Senate Judiciary Chairman Lindsey Graham, a Trump-critic-turned-ally, confirmed the presidential mood that seemed on display in the fiery tweet.

“I just met with the president and he’s demanding his day in court. Every American accused of a crime or wrongdoing gets their day in court,” the South Carolina Republican told Fox News minutes before the tweet posted. “Apparently, except Donald Trump. And if you believe that the [Bill] Clinton impeachment trial was fair, that’s exactly the same type of trial that would happen in the Senate with President Trump.”

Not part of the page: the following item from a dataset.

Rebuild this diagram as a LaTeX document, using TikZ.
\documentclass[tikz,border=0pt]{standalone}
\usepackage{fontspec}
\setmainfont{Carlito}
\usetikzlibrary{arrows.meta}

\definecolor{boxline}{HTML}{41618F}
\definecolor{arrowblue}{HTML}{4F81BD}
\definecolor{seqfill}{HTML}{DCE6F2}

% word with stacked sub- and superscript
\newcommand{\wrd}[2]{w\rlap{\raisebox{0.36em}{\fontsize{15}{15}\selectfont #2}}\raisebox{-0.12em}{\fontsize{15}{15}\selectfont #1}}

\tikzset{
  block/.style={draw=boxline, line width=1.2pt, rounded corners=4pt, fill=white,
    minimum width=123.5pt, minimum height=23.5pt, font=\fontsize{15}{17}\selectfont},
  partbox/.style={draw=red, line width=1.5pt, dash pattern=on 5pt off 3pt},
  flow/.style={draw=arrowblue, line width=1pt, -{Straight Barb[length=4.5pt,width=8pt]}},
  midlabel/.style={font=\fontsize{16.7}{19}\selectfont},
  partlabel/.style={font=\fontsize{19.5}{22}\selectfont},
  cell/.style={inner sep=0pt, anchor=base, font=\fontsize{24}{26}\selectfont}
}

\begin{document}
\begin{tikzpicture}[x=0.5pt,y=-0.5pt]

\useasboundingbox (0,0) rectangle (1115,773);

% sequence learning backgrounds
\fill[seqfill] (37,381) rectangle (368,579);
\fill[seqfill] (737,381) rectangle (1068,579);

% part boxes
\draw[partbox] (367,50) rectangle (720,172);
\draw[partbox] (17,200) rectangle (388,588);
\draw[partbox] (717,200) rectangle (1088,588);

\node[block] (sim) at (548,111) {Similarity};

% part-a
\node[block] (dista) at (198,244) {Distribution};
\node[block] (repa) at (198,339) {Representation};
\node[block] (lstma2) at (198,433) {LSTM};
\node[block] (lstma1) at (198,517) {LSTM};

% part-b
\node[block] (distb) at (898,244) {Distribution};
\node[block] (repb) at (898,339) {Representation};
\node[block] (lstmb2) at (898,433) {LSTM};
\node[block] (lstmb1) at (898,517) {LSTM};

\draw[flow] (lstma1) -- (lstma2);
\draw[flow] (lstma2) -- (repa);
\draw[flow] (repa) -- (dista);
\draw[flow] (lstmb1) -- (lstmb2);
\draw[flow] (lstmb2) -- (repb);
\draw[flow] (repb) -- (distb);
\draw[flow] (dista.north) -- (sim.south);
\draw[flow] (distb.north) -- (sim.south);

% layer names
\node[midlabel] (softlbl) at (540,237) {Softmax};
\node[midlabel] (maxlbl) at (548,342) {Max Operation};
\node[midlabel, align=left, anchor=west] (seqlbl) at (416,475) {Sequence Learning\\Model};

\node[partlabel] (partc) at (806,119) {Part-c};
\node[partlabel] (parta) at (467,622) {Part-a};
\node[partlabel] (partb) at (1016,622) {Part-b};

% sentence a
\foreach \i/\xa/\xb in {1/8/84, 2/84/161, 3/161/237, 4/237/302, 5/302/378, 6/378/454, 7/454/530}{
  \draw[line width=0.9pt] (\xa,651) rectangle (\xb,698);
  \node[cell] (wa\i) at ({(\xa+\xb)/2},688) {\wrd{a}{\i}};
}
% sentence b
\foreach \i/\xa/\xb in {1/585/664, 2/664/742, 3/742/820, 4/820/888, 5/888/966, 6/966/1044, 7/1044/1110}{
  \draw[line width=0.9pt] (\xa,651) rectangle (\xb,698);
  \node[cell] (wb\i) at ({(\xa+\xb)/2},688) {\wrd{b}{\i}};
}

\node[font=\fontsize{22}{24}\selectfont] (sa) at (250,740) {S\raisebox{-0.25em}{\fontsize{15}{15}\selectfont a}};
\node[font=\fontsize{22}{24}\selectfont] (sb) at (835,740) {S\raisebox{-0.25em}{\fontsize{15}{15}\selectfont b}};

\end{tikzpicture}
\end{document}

Congress left Washington on Thursday night after what amounts to, these days, as a whirlwind of legislative dealmaking. Both chambers passed a government shutdown-averting spending package and a Pentagon policy bill Trump signed into law Friday night. The House also handed the president a win by approving his proposed U.S.-Mexico-Canada Agreement, a sweeping trade pact that Pelosi and U.S. Trade Representative Robert Lighthizer spent months adjusting to assuage a list of Democratic concerns on issues like labor provisions.

So what’s next for the president when he returns to Washington early next year?

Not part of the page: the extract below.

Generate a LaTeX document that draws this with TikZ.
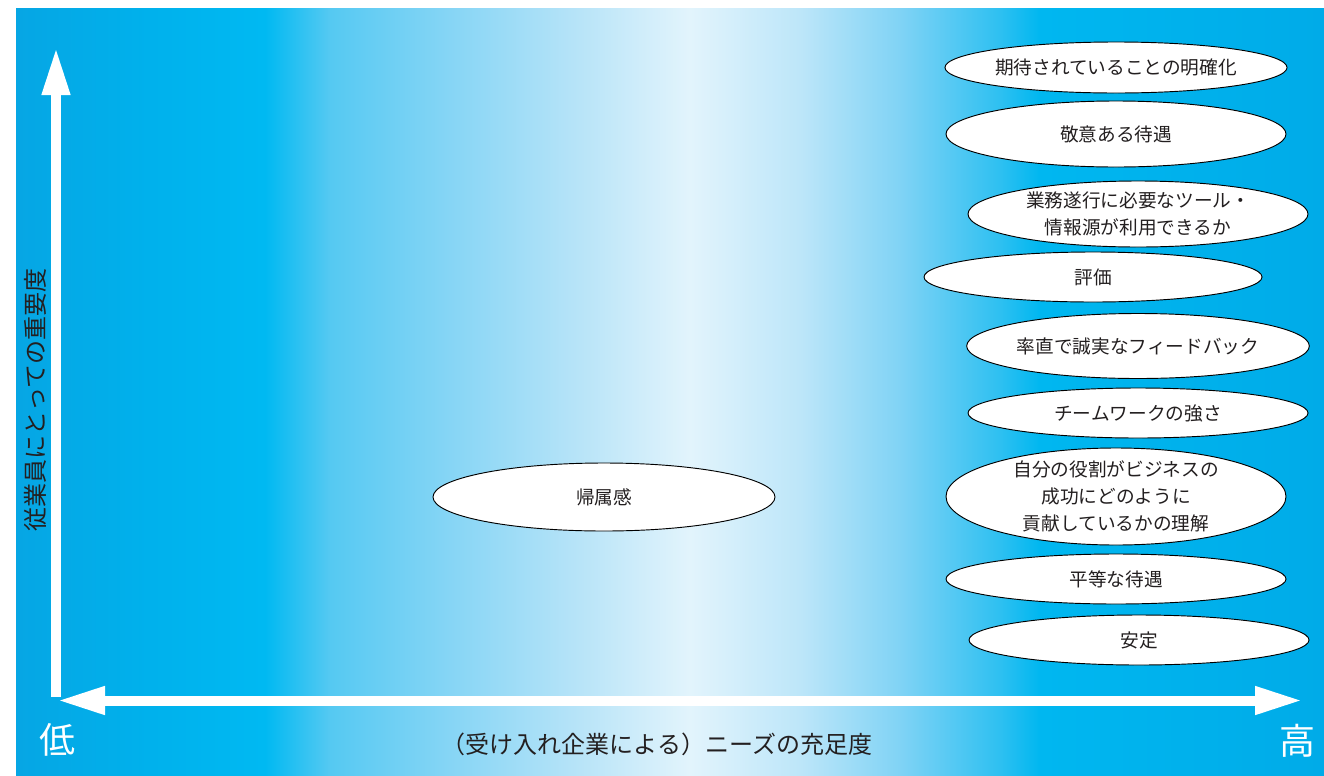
\documentclass[tikz,border=0pt]{standalone}
\usepackage{fontspec}
\setmainfont{Noto Sans CJK JP}
\usetikzlibrary{shapes.geometric,arrows.meta}
\definecolor{ink}{HTML}{231F20}
\definecolor{bgA}{HTML}{06A6E4}
\definecolor{bgB}{HTML}{00B1EC}
\definecolor{bgC}{HTML}{00B9F2}
\definecolor{bgD}{HTML}{55C9F2}
\definecolor{bgE}{HTML}{86D5F5}
\definecolor{bgF}{HTML}{B8E4F8}
\definecolor{bgG}{HTML}{E2F4FC}
\definecolor{bgH}{HTML}{BDE6F9}
\definecolor{bgI}{HTML}{80D3F5}
\definecolor{bgJ}{HTML}{2EC0F1}
\definecolor{bgK}{HTML}{00B7F0}
\definecolor{bgL}{HTML}{00ABE8}
\pgfdeclarehorizontalshading{bgshade}{100bp}{color(0bp)=(bgA); color(25bp)=(bgA);
  color(30.12bp)=(bgB); color(34.52bp)=(bgC); color(37bp)=(bgD); color(41.59bp)=(bgE);
  color(46.56bp)=(bgF); color(50.76bp)=(bgG); color(54.97bp)=(bgH); color(58.79bp)=(bgI);
  color(62.61bp)=(bgJ); color(64.14bp)=(bgK); color(75bp)=(bgL); color(100bp)=(bgL)}
\tikzset{
  item/.style={ellipse,draw=black,line width=0.7pt,fill=white,text=ink,
    minimum width=255pt,inner sep=0pt,align=center,
    font=\fontsize{14pt}{20pt}\selectfont},
  axislbl/.style={text=ink,font=\fontsize{18pt}{22pt}\selectfont},
  endlbl/.style={text=white,font=\fontsize{27pt}{30pt}\selectfont},
  axis/.style={white,line width=7.5pt}
}
\begin{document}
\begin{tikzpicture}[x=0.75pt,y=-0.75pt,>={Triangle[length=36pt,width=19.5pt]}]
\useasboundingbox[fill=white] (0,0) rectangle (1324,775);
\shade[shading=bgshade] (16,8) rectangle (1324,775);
% axes
\coordinate (origin) at (56,697);
\coordinate (ytip) at (56,47);
\coordinate (xlo) at (57,700.5);
\coordinate (xhi) at (1303,700.5);
\draw[axis,->] (origin) -- (ytip);
\draw[axis,<->] (xlo) -- (xhi);
\node (lo) at (57,740) [endlbl] {低};
\node (hi) at (1297,741) [endlbl] {高};
\node (xlbl) at (657,744) [axislbl] {（受け入れ企業による）ニーズの充足度};
\node (ylbl) at (35,400) [axislbl,rotate=90] {従業員にとっての重要度};
% needs
\node (clarity) at (1116,67.5) [item,minimum height=38.25pt] {期待されていることの明確化};
\node (respect) at (1116,134) [item,minimum height=49.5pt] {敬意ある待遇};
\node (tools) at (1138,214) [item,minimum height=49.5pt] {業務遂行に必要なツール・\\情報源が利用できるか};
\node (review) at (1093,277) [item,minimum height=37.5pt,minimum width=253.5pt] {評価};
\node (feedback) at (1138,346) [item,minimum height=48.75pt] {率直で誠実なフィードバック};
\node (teamwork) at (1138,413) [item,minimum height=37.5pt] {チームワークの強さ};
\node (role) at (1116,496.5) [item,minimum height=72.75pt,inner ysep=-3pt] {自分の役割がビジネスの\\成功にどのように\\貢献しているかの理解};
\node (equality) at (1116,579) [item,minimum height=37.5pt] {平等な待遇};
\node (stability) at (1139,640) [item,minimum height=37.5pt] {安定};
\node (belonging) at (604,497) [item,minimum height=51pt,minimum width=256.5pt] {帰属感};
\end{tikzpicture}
\end{document}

Beyond a Senate trial, and despite a tough election campaign ahead, Trump and White House aides plan to lay out a 2020 legislative agenda, the official said, noting most details are on ice until the State of the Union speech, which Pelosi extended him an invitation to give Feb. 4. But some clues came in a September interview Eric Ueland, director of the White House’s Office of Legislative Affairs, did with CQ Roll Call.

Left unfinished from the fall and pre-holidays agenda Ueland described are the U.S.-Mexico-Canada trade pact that the Senate will take up following any trial and a bill aimed at lowering prescription drug prices. White House aides are eager for a bipartisan Senate drug measure Trump has endorsed to gain traction; it would have to be reconciled with a House-passed version — if it can even get a Senate vote.

‘Pressure will mount’

But first things first.

“Obviously, we have to get past a Senate trial — if Pelosi ever allows us to have one,” a White House official said Friday. “I think the pressure will mount and that will happen next month.”

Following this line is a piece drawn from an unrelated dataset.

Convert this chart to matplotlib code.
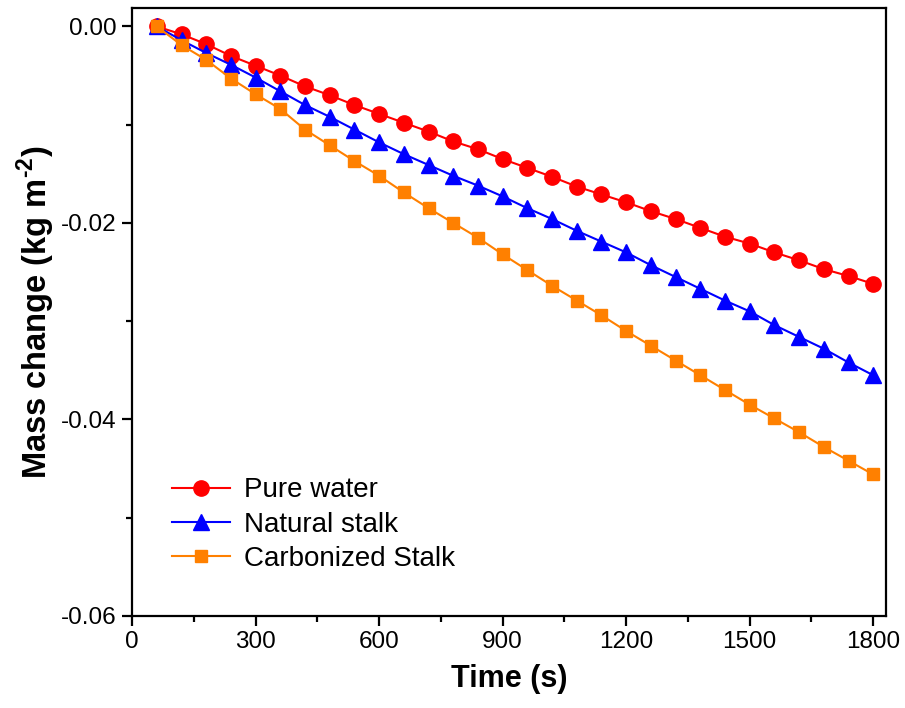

[Officially impeached, Trump must learn to live with ‘black mark’ on his presidency]

Trump said Thursday that once it does, he will leave it up to McConnell, Graham and other top Republicans to shape the framework of the trial. “I’m going to let them decide what to do,” he said alongside New Jersey Rep. Jeff Van Drew, who used an Oval Office visit to formally announce his switch from Democrat to Republican after opposing the impeachment articles.

“I am somewhat confident, however, that it will proceed,” former Senate leadership aide G. William Hoagland said Friday of a Senate trial. “I believe that McConnell may come under pressure from Collins, Gardner, Murkowski, and Alexander to at least vote on whether the Senate should call witnesses,” he said.

The Bipartisan Policy Center senior vice president was referring to GOP Sens. Susan Collins of Maine and Cory Gardner of Colorado, both up for reelection next year; moderate GOP Sen. Lisa Murkowski of Alaska; and retiring Republican Sen. Lamar Alexander.

“McConnell will be under real pressure to get the trial started the week of Jan. 6, hoping to finish in two weeks before the president gives his State of the Union address,” Hoagland added.

About that typically late-January ritual, the White House official said Friday “the date is really up to the speaker.”

A Trump-Pelosi fracas over the annual presidential address has happened before. A sequel could be ahead.

“Can you envision the president giving the State of the Union address to the Democratic-controlled House members who had just voted to impeach him with no resolution in the Senate? Wow,” Hoagland said. “My guess is the White House would need to decide if he should actually even appear, if this were the case.”

Is Trump considering asking for a delay? The White House official said with a shake of the head, “He’s not there yet.”